“What a great day for Parramatta – and for the arts in western Sydney – A very important piece of cultural infrastructure has been secured and I congratulate all of the artists that made this happen.” Director of Carriageworks, Lisa Havilah, was speaking at the launch of Tom Polo’s exhibition, at Parramatta Artists Studios, March 4, 2011. The day before, NSW Premier Kristina Keneally announced the long-awaited arts hub for the Old King’s School site in Parramatta. It was her last pitch to western Sydney before the state government went into caretaker mode before the March election. Above, Parramatta Advertiser‘s photo and caption as the Premier announces the $24 million arts precinct.
It was the climax of at least 30 years of intense lobbying for arts facilities and a culmination of Parramatta Council’s Arts and Cultural Plan (2000) and Arts Facilities and Cultural Places Framework (2005). Among the Framework’s objectives was – “to consolidate and build on partnerships with the State Government in the current investments in Parramatta by investing in new arts facilities to keep pace with the anticipated growth of Greater Metropolitan Sydney.” The framework outlined three cluster venues for arts facilities – first, in the city centre, second, at the adjacent Old King’s School site where education, visual arts and dance would be pursued, and third, for the longer term, the North Parramatta Cumberland Hospital site.

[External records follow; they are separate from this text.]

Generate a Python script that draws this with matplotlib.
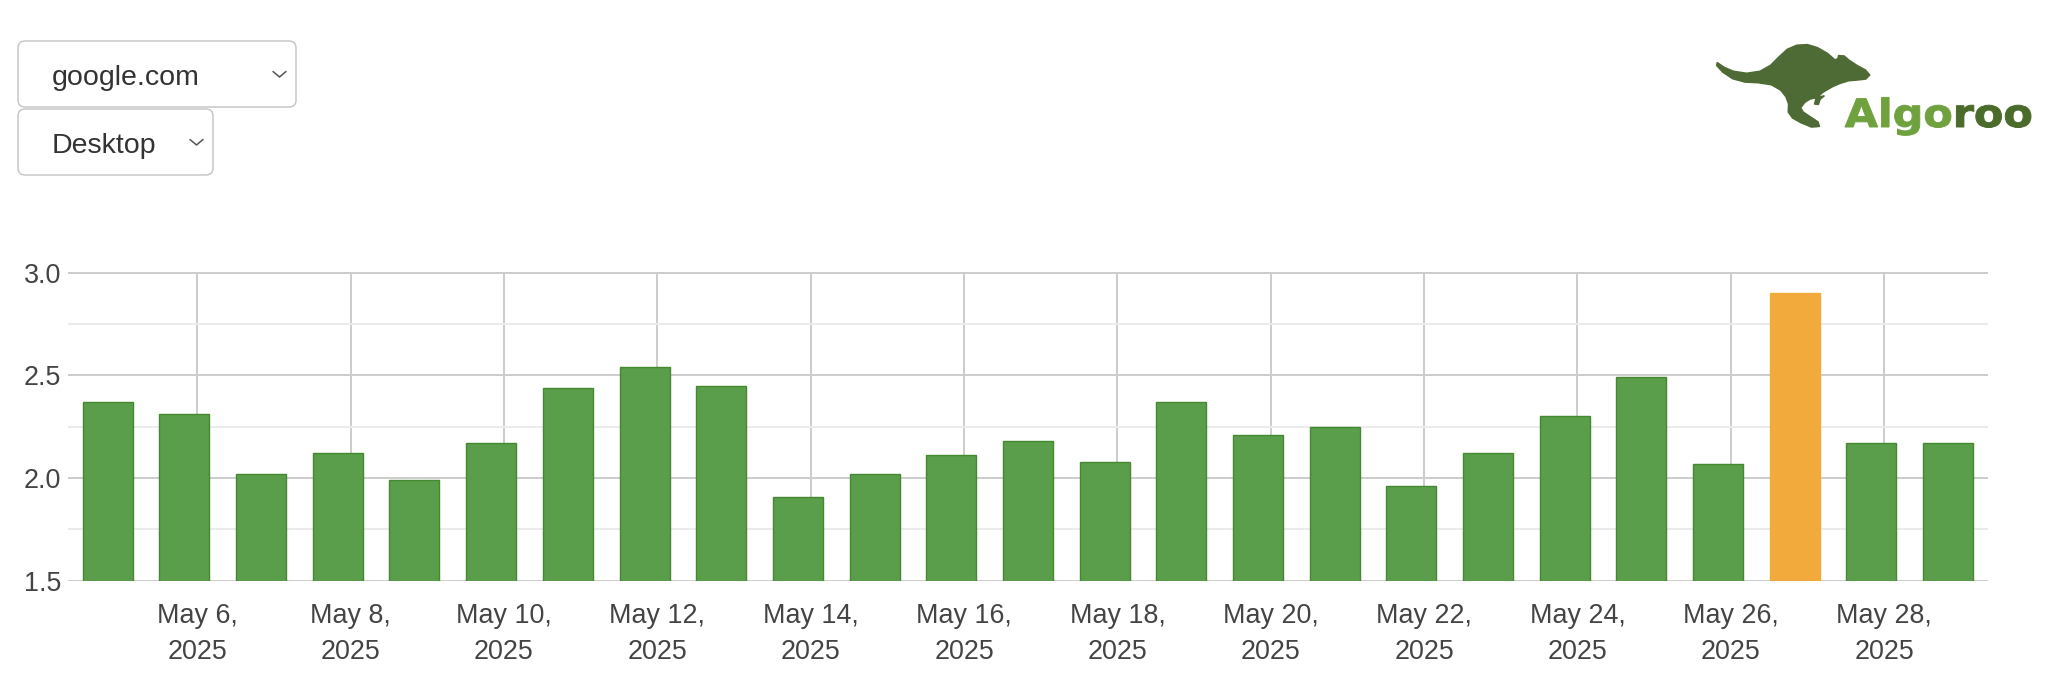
import matplotlib
matplotlib.use('Agg')
import matplotlib.pyplot as plt
import matplotlib.dates as mdates
from matplotlib.patches import FancyBboxPatch, Polygon, PathPatch
from matplotlib.textpath import TextPath
from matplotlib.font_manager import FontProperties
from matplotlib.transforms import Affine2D
import pandas as pd

plt.rcParams['font.family'] = ['Liberation Sans', 'DejaVu Sans']

# daily values, May 5 - May 29 2025
days = pd.date_range('2025-05-05', '2025-05-29', freq='D')
values = [2.37, 2.31, 2.02, 2.12, 1.99, 2.17, 2.44, 2.54, 2.45, 1.91,
          2.02, 2.11, 2.18, 2.08, 2.37, 2.21, 2.25, 1.96, 2.12, 2.30,
          2.49, 2.07, 2.90, 2.17, 2.17]
highlight_day = pd.Timestamp('2025-05-27')
tick_days = days[1::2]
y_ticks = [1.5, 2.0, 2.5, 3.0]
y_minor = [1.75, 2.25, 2.75]
site_choice = 'google.com'
device_choice = 'Desktop'

GREEN = '#5a9e4b'
GREEN_EDGE = '#43892f'
ORANGE = '#f1aa3b'
GRID = '#cccccc'
GRID_MINOR = '#ebebeb'
TEXT = '#444444'

W, H = 2052, 680
fig = plt.figure(figsize=(W / 100, H / 100), dpi=100)

# overlay in pixel units for the page furniture (dropdowns, logo)
ui = fig.add_axes([0, 0, 1, 1])
ui.set_xlim(0, W)
ui.set_ylim(H, 0)
ui.axis('off')

def dropdown(x0, y0, x1, y1, label, chev_x):
    box = FancyBboxPatch((x0, y0), x1 - x0, y1 - y0,
                         boxstyle='round,pad=0,rounding_size=7',
                         fc='white', ec='#c8c8c8', lw=1.1)
    ui.add_patch(box)
    cy = (y0 + y1) / 2
    ui.text(x0 + 34, cy + 11, label, fontsize=20.5, color='#333333', va='baseline')
    ui.plot([chev_x - 6.5, chev_x, chev_x + 6.5], [cy - 2.5, cy + 3, cy - 2.5],
            color='#555555', lw=1.1, solid_capstyle='round')

dropdown(18, 41, 296, 107, site_choice, 279.5)
dropdown(18, 109, 213, 175, device_choice, 196.5)

# kangaroo silhouette (outline traced at 3x, origin at 1700,30)
outline = [(52, 98), (72, 112), (100, 124), (140, 130), (180, 124), (212, 106),
           (238, 80), (262, 58), (290, 46), (322, 44), (352, 53), (382, 70),
           (405, 90), (414, 86), (416, 77), (432, 78), (446, 90), (470, 106),
           (496, 120), (509, 135), (497, 147), (470, 150), (446, 152), (420, 160),
           (397, 170), (368, 187), (348, 206), (344, 222), (355, 223), (360, 208),
           (372, 198), (330, 207), (314, 217), (302, 233), (309, 246), (333, 262),
           (354, 276), (358, 289), (335, 291), (303, 278), (278, 264), (265, 246),
           (266, 222), (258, 200), (242, 180), (214, 164), (175, 158), (135, 156),
           (98, 146), (68, 126), (50, 106)]
outline = [(1700 + px / 3, 30 + py / 3) for px, py in outline]
ui.add_patch(Polygon(outline, closed=True, fc='#4e6b35', ec='#4e6b35', lw=1.2,
                     joinstyle='round'))

fp = FontProperties(family='DejaVu Sans', weight='bold')
full = TextPath((0, 0), 'Algoroo', size=1, prop=fp)
part1 = TextPath((0, 0), 'Algo', size=1, prop=fp)
part2 = TextPath((0, 0), 'roo', size=1, prop=fp)
fe = full.get_extents()
cap = TextPath((0, 0), 'A', size=1, prop=fp).get_extents().y1
sx = 186 / fe.width
sy = 28.4 / cap
base = Affine2D().scale(sx, -sy).translate(1845 - fe.x0 * sx, 127)
shift = fe.x1 - part2.get_extents().x1
ui.add_patch(PathPatch(part1, fc='#6fa23f', ec='#6fa23f', lw=0.7,
                       transform=base + ui.transData))
ui.add_patch(PathPatch(part2, fc='#4a6b2a', ec='#4a6b2a', lw=0.7,
                       transform=Affine2D().translate(shift, 0) + base + ui.transData))

# chart
ax = fig.add_axes([68.3 / W, 1 - 581.3 / H, (1988 - 68.3) / W, (581.3 - 272.1) / H])
x = mdates.date2num(days)
colors = [ORANGE if d == highlight_day else GREEN for d in days]
edges = [ORANGE if d == highlight_day else GREEN_EDGE for d in days]
ax.bar(x, values, width=0.652, bottom=0, color=colors, edgecolor=edges, lw=1.0, zorder=3)

ax.set_ylim(1.497, 3.003)
ax.set_xlim(x[0] - 0.514, x[-1] + 0.52)
ax.set_yticks(y_ticks)
ax.set_yticks(y_minor, minor=True)
ax.set_yticklabels([f'{v:.1f}' for v in y_ticks])
# the axis dates sit 4 hours after the bar dates (time zone offset)
ax.set_xticks(mdates.date2num(tick_days) + 4 / 24)
ax.set_xticklabels([f'{d:%b} {d.day},\n{d.year}' for d in tick_days], linespacing=1.5)

ax.grid(which='major', axis='y', color=GRID, lw=1.4)
ax.grid(which='minor', axis='y', color=GRID_MINOR, lw=1.4)
ax.grid(which='major', axis='x', color=GRID, lw=1.4)
ax.set_axisbelow(True)
for s in ax.spines.values():
    s.set_visible(False)
ax.tick_params(axis='both', which='both', length=0, labelsize=19.4, labelcolor=TEXT)
ax.tick_params(axis='x', pad=15.5)
ax.tick_params(axis='y', pad=5)

fig.savefig('out.png', dpi=100, facecolor='white')
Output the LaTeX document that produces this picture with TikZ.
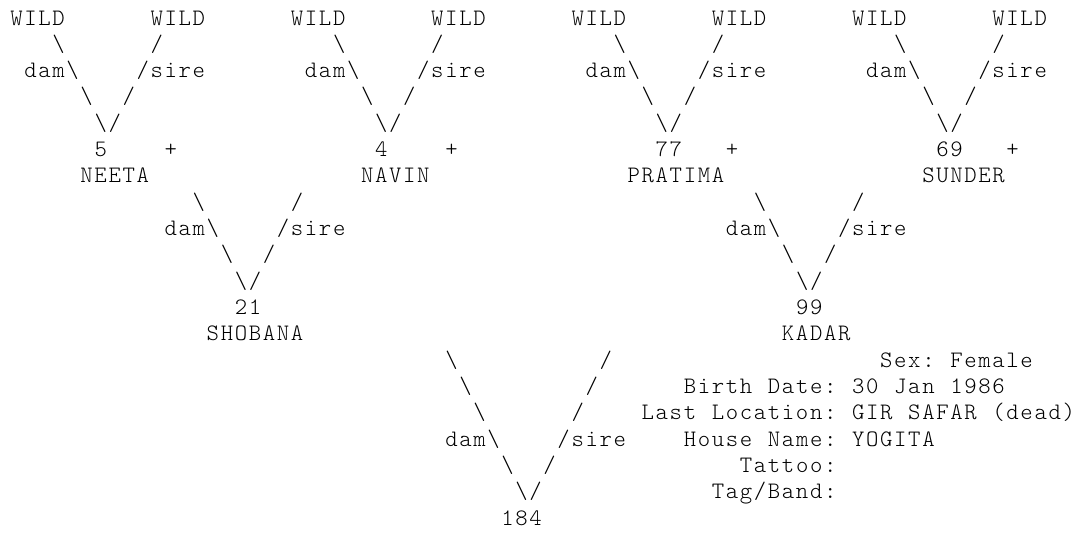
\documentclass[tikz,border=0pt]{standalone}
\usepackage{fontspec}
\newfontfamily\monofnt{Latin Modern Mono Light}
\newcommand\pedfont{\monofnt\fontsize{11.8pt}{13pt}\selectfont}
\newcommand\bs{\textbackslash}
\makeatletter
\newcommand\grid[1]{\@tfor\gc:=#1\do{\makebox[7.015pt][c]{\gc}}}
\makeatother
\newcommand\tk[4]{\node[tok] (#1) at ({9.5+14.03*#2},{-25-26.32*(#3-1)}) {\grid{#4}};}
\begin{document}
\begin{tikzpicture}[x=0.5pt,y=0.5pt,
  tok/.style={anchor=base west,inner sep=0pt,outer sep=0pt,font=\pedfont,text=black}]
\useasboundingbox[fill=white] (0,0) rectangle (1077,-532);
% row 1
\tk{w1}{0}{1}{WILD}
\tk{w2}{10}{1}{WILD}
\tk{w3}{20}{1}{WILD}
\tk{w4}{30}{1}{WILD}
\tk{w5}{40}{1}{WILD}
\tk{w6}{50}{1}{WILD}
\tk{w7}{60}{1}{WILD}
\tk{w8}{70}{1}{WILD}
% row 2
\tk{a2}{3}{2}{\bs}
\tk{b2}{10}{2}{/}
\tk{c2}{23}{2}{\bs}
\tk{d2}{30}{2}{/}
\tk{e2}{43}{2}{\bs}
\tk{f2}{50}{2}{/}
\tk{g2}{63}{2}{\bs}
\tk{h2}{70}{2}{/}
% row 3
\tk{a3}{1}{3}{dam\bs}
\tk{b3}{9}{3}{/sire}
\tk{c3}{21}{3}{dam\bs}
\tk{d3}{29}{3}{/sire}
\tk{e3}{41}{3}{dam\bs}
\tk{f3}{49}{3}{/sire}
\tk{g3}{61}{3}{dam\bs}
\tk{h3}{69}{3}{/sire}
% row 4
\tk{a4}{5}{4}{\bs}
\tk{b4}{8}{4}{/}
\tk{c4}{25}{4}{\bs}
\tk{d4}{28}{4}{/}
\tk{e4}{45}{4}{\bs}
\tk{f4}{48}{4}{/}
\tk{g4}{65}{4}{\bs}
\tk{h4}{68}{4}{/}
% row 5
\tk{a5}{6}{5}{\bs/}
\tk{c5}{26}{5}{\bs/}
\tk{e5}{46}{5}{\bs/}
\tk{g5}{66}{5}{\bs/}
% row 6
\tk{n5}{6}{6}{5}
\tk{p5}{11}{6}{+}
\tk{n4}{26}{6}{4}
\tk{p4}{31}{6}{+}
\tk{n77}{46}{6}{77}
\tk{p77}{51}{6}{+}
\tk{n69}{66}{6}{69}
\tk{p69}{71}{6}{+}
% row 7
\tk{neeta}{5}{7}{NEETA}
\tk{navin}{25}{7}{NAVIN}
\tk{pratima}{44}{7}{PRATIMA}
\tk{sunder}{65}{7}{SUNDER}
% row 8
\tk{a8}{13}{8}{\bs}
\tk{b8}{20}{8}{/}
\tk{c8}{53}{8}{\bs}
\tk{d8}{60}{8}{/}
% row 9
\tk{a9}{11}{9}{dam\bs}
\tk{b9}{19}{9}{/sire}
\tk{c9}{51}{9}{dam\bs}
\tk{d9}{59}{9}{/sire}
% row 10
\tk{a10}{15}{10}{\bs}
\tk{b10}{18}{10}{/}
\tk{c10}{55}{10}{\bs}
\tk{d10}{58}{10}{/}
% row 11
\tk{a11}{16}{11}{\bs/}
\tk{c11}{56}{11}{\bs/}
% row 12
\tk{n21}{16}{12}{21}
\tk{n99}{56}{12}{99}
% row 13
\tk{shobana}{14}{13}{SHOBANA}
\tk{kadar}{55}{13}{KADAR}
% row 14
\tk{a14}{31}{14}{\bs}
\tk{b14}{42}{14}{/}
\tk{sexl}{62}{14}{Sex:}
\tk{sexv}{67}{14}{Female}
% row 15
\tk{a15}{32}{15}{\bs}
\tk{b15}{41}{15}{/}
\tk{birthl1}{48}{15}{Birth}
\tk{birthl2}{54}{15}{Date:}
\tk{birthv1}{60}{15}{30}
\tk{birthv2}{63}{15}{Jan}
\tk{birthv3}{67}{15}{1986}
% row 16
\tk{a16}{33}{16}{\bs}
\tk{b16}{40}{16}{/}
\tk{locl1}{45}{16}{Last}
\tk{locl2}{50}{16}{Location:}
\tk{locv1}{60}{16}{GIR}
\tk{locv2}{64}{16}{SAFAR}
\tk{locv3}{70}{16}{(dead)}
% row 17
\tk{a17}{31}{17}{dam\bs}
\tk{b17}{39}{17}{/sire}
\tk{housel1}{48}{17}{House}
\tk{housel2}{54}{17}{Name:}
\tk{housev}{60}{17}{YOGITA}
% row 18
\tk{a18}{35}{18}{\bs}
\tk{b18}{38}{18}{/}
\tk{tattoo}{52}{18}{Tattoo:}
% row 19
\tk{a19}{36}{19}{\bs/}
\tk{tag}{50}{19}{Tag/Band:}
% row 20
\tk{n184}{35}{20}{184}
\end{tikzpicture}
\end{document}
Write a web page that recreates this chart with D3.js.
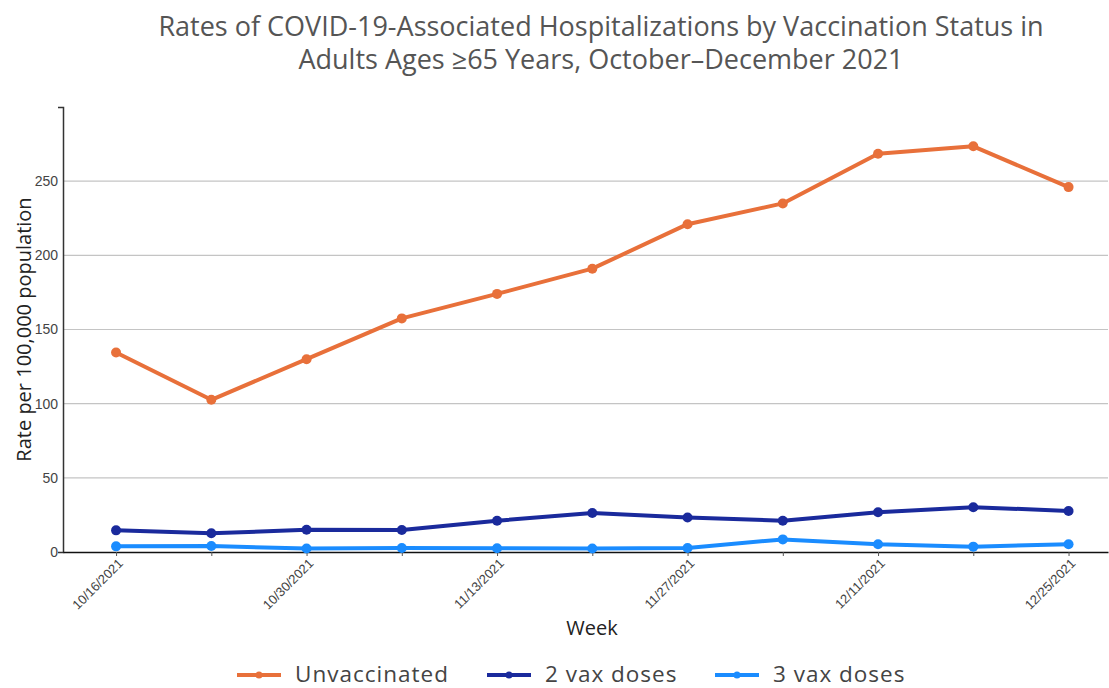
<!DOCTYPE html>
<html lang="en">
<head>
  <meta charset="UTF-8">
  <title>COVID-19-Associated Hospitalizations by Vaccination Status</title>
  <script src="https://d3js.org/d3.v7.min.js"></script>
<style>
  body, html {
    margin: 0;
    padding: 0;
    background: #fff;
  }
  svg { display: block; }
  .title { font-family: 'Open Sans', sans-serif; font-size: 27px; fill: #555; }
  .axis-label { font-family: 'Open Sans', sans-serif; font-size: 20px; fill: #222; }
  .tick text { font-family: 'Liberation Sans', Arial, sans-serif; fill: #444; }
  .legend text { font-family: 'Open Sans', sans-serif; font-size: 22.5px; letter-spacing: 1px; fill: #444; }
</style>
</head>
<body>
  <svg width="1109" height="688"></svg>

  <script>
    // Data
    const weeks = ["10/16/2021", "10/23/2021", "10/30/2021", "11/06/2021", "11/13/2021", "11/20/2021",
                   "11/27/2021", "12/04/2021", "12/11/2021", "12/18/2021", "12/25/2021"];
    const unvaccinated = [134.5, 102.6, 130, 157.5, 174, 191, 221, 235, 268.5, 273.5, 246];
    const twoDoses     = [14.6, 12.6, 15.0, 14.8, 21.1, 26.3, 23.2, 21.1, 26.8, 30.2, 27.7];
    const threeDoses   = [3.8, 4.0, 2.3, 2.7, 2.5, 2.3, 2.7, 8.5, 5.2, 3.6, 5.2];
    const seriesNames  = ["Unvaccinated", "2 vax doses", "3 vax doses"];
    const seriesColors = ["#e8703a", "#1a2a9c", "#1a8cff"];
    const yTicks = [0, 50, 100, 150, 200, 250];
    const xLabelWeeks = ["10/16/2021", "10/30/2021", "11/13/2021", "11/27/2021", "12/11/2021", "12/25/2021"];
    const titleLines = ["Rates of COVID-19-Associated Hospitalizations by Vaccination Status in",
                        "Adults Ages \u226565 Years, October\u2013December 2021"];

    const margin = {top: 107, right: 1, bottom: 136, left: 63},
          width  = 1109 - margin.left - margin.right,
          height = 688 - margin.top - margin.bottom;

    const svg = d3.select("svg");
    const g = svg.append("g").attr("transform", `translate(${margin.left},${margin.top})`);

    const parse = d3.timeParse("%m/%d/%Y");
    const dates = weeks.map(parse);
    const dayMs = 86400000;
    const x = d3.scaleTime()
                .domain([new Date(+dates[0] - 3.9 * dayMs), new Date(+dates[dates.length - 1] + 2.9 * dayMs)])
                .range([0, width]);
    const y = d3.scaleLinear().domain([0, 300]).range([height, 0]);

    // Title, one text per line
    svg.selectAll(".title")
       .data(titleLines)
       .enter().append("text")
         .attr("class", "title")
         .attr("text-anchor", "middle")
         .attr("x", 601)
         .attr("y", (d, i) => 36 + i * 33)
         .text(d => d);

    // Gridlines
    g.append("g")
     .selectAll("line")
     .data(yTicks.filter(d => d > 0))
     .enter().append("line")
       .attr("x1", 0).attr("x2", width)
       .attr("y1", d => y(d)).attr("y2", d => y(d))
       .attr("stroke", "#c4c4c4").attr("stroke-width", 1.2);

    // Y axis
    const yAxis = g.append("g")
      .call(d3.axisLeft(y).tickValues(yTicks).tickSizeInner(0).tickSizeOuter(5).tickPadding(5));
    yAxis.selectAll(".tick text").style("font-size", "14px");
    yAxis.select(".domain").attr("stroke", "#333").attr("stroke-width", 1.5);

    // X axis
    const xAxis = g.append("g")
      .attr("transform", `translate(0,${height})`)
      .call(d3.axisBottom(x).tickValues(dates).tickSize(4).tickSizeOuter(0)
              .tickFormat(d => {
                const s = weeks[dates.findIndex(t => +t === +d)];
                return xLabelWeeks.includes(s) ? d3.timeFormat("%-m/%-d/%Y")(d) : "";
              }));
    xAxis.select(".domain").attr("stroke", "#111").attr("stroke-width", 1.5);
    xAxis.selectAll(".tick line").attr("stroke", "#555");
    xAxis.selectAll(".tick text")
         .style("font-size", "13px")
         .style("text-anchor", "end")
         .attr("x", 0).attr("y", 0)
         .attr("dy", "0.35em")
         .attr("transform", "translate(4,9) rotate(-45)");

    // Axis labels
    svg.append("text").attr("class", "axis-label")
       .attr("text-anchor", "middle")
       .attr("transform", `translate(31,${margin.top + height / 2})`+" rotate(-90)")
       .text("Rate per 100,000 population");
    svg.append("text").attr("class", "axis-label")
       .attr("text-anchor", "middle")
       .attr("x", 592).attr("y", 635)
       .text("Week");

    // Lines
    const allSeries = [unvaccinated, twoDoses, threeDoses];
    const line = d3.line().x((d, i) => x(dates[i])).y(d => y(d));

    allSeries.slice().reverse().forEach((vals, ri) => {
      const k = allSeries.length - 1 - ri;
      g.append("path")
       .datum(vals)
       .attr("fill", "none")
       .attr("stroke", seriesColors[k])
       .attr("stroke-width", 4)
       .attr("stroke-linejoin", "round")
       .attr("d", line);
      g.append("g")
       .selectAll("circle")
       .data(vals)
       .enter().append("circle")
         .attr("cx", (d, i) => x(dates[i]))
         .attr("cy", d => y(d))
         .attr("r", 5)
         .attr("fill", seriesColors[k]);
    });

    // Legend
    const legendX = [237, 487, 715];
    const legend = svg.append("g").attr("class", "legend").attr("transform", "translate(0,675)");
    seriesNames.forEach((name, i) => {
      const item = legend.append("g").attr("transform", `translate(${legendX[i]},0)`);
      item.append("line").attr("x1", 0).attr("x2", 44).attr("y1", 0).attr("y2", 0)
          .attr("stroke", seriesColors[i]).attr("stroke-width", 4);
      item.append("circle").attr("cx", 22).attr("cy", 0).attr("r", 3.5).attr("fill", seriesColors[i]);
      item.append("text").attr("x", 58).attr("y", 7).text(name);
    });
  </script>
</body>
</html>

As the first step in this process, Parramatta Artists Studios officially opened in the heart of the city in April 2007. Non-residential and residential studio spaces were offered to emerging and established professional contemporary arts and crafts practitioners. The response was sustained and enthusiastic. Almost immediately, many began to campaign for the Old King’s School. They knew that sitting and waiting was not an option. The announcement by Premier Keneally was a triumph after years of preparation.
In the photos, banners announce the Western Sydney Arts and Education Precinct on the walls of the Old Kings School.
Then the 2011 election was held, the Labor government was swept from power and replaced by the Liberal/National Party government under the leadership of Premier Barry O’Farrell. In June 2011, the new Coalition Government said that “funding was not there” and in July the premier, who was also the minister for western Sydney, was saying the whole project was “under review”. On August 11, 2011, under the headline Funding furore dogs arts issue, Parramatta Advertiser editorialised “There cannot be a more vexed issue in Parramatta at the moment than the mooted arts precinct on the Old King’s School site. The arts precinct. seemingly promised by the previous state government, has become a political football, with both sides accusing each other of lack of action.”
In the same issue, Di Bartok reported that despite claims by the O’Farrell Government that an arts precinct for the Old King’s School site was a “five minutes to midnight” announcement, the previous government had commissioned a Business Case and Economic Appraisal report. The 2010 report was a blueprint for an education and creative industry precinct – “a landmark development for western Sydney, involving the establishment of a gallery outside of the Sydney CBD and multi-media facilities and programs to support creative industry growth in the region.” It was claimed that more than $10 million of the $24.6 million project was already available.
Uncertainty hovered. Artists and supporters pounded the new state member for Parramatta, Dr Geoff Lee, with demands for the Old King’s School. Some set up a Facebook site Urgent – Save The Old King’s School. More than a year went by. For those who had fought for years in the centre of the campaign, energy waned. Their commitment remained but they needed to continue with their own creative production rather than waste time banging their heads against a brick wall. Parramatta Artists Studios continued with a busy schedule which included providing resources and facilities for artists, supporting city events and festivals, presenting forums and offering workshops for children and adults.
Then in November 2013, members of the arts and heritage protection communities were invited to state government organised workshops about what had now become a Parramatta North Framework Masterplan. Financial viability was the fundamental consideration for a 146 hectare site that included some of Parramatta’s most sensitive heritage sites including the Old King’s School, the Parramatta Female Factory and Parramatta Girls Training School. The response from participants was cautious optimism that recognised the need for private development to fund the adaptive re-use of historic buildings for arts and commemorative purposes. More consultations were promised.
“The concentrated consultation approach was designed to deliver a fast-paced saturation-style of communication and engagement activities. The approach was prepared to trigger constructive stakeholder conversations about urban renewal on the unique Parramatta North site, as well as inviting new community voices to be part of the consultation, ahead of rezoning application lodgement with the Department of Planning and Environment in September 2014.” wrote the communication consultants, page 5 of their report.
Such a rapid consultation process with only short notice of each stage is fine if you are a developer, whose business is to identify opportunity, but if you are an artist or community member with many other professional commitments, participation is a daunting challenge. A check of the sites for UrbanGrowth NSW and Department of Planning and Environment reveals little evidence of arts centre planning. National Trust NSW and Parramatta Female Factory Precinct Memory Project & Parragirls have already registered strong protests about the heritage outcomes of proposals to date and asked for an extension of time to February 27 for submissions – see previous blog posts.
Another election looms, so what happens now about an arts precinct for North Parramatta?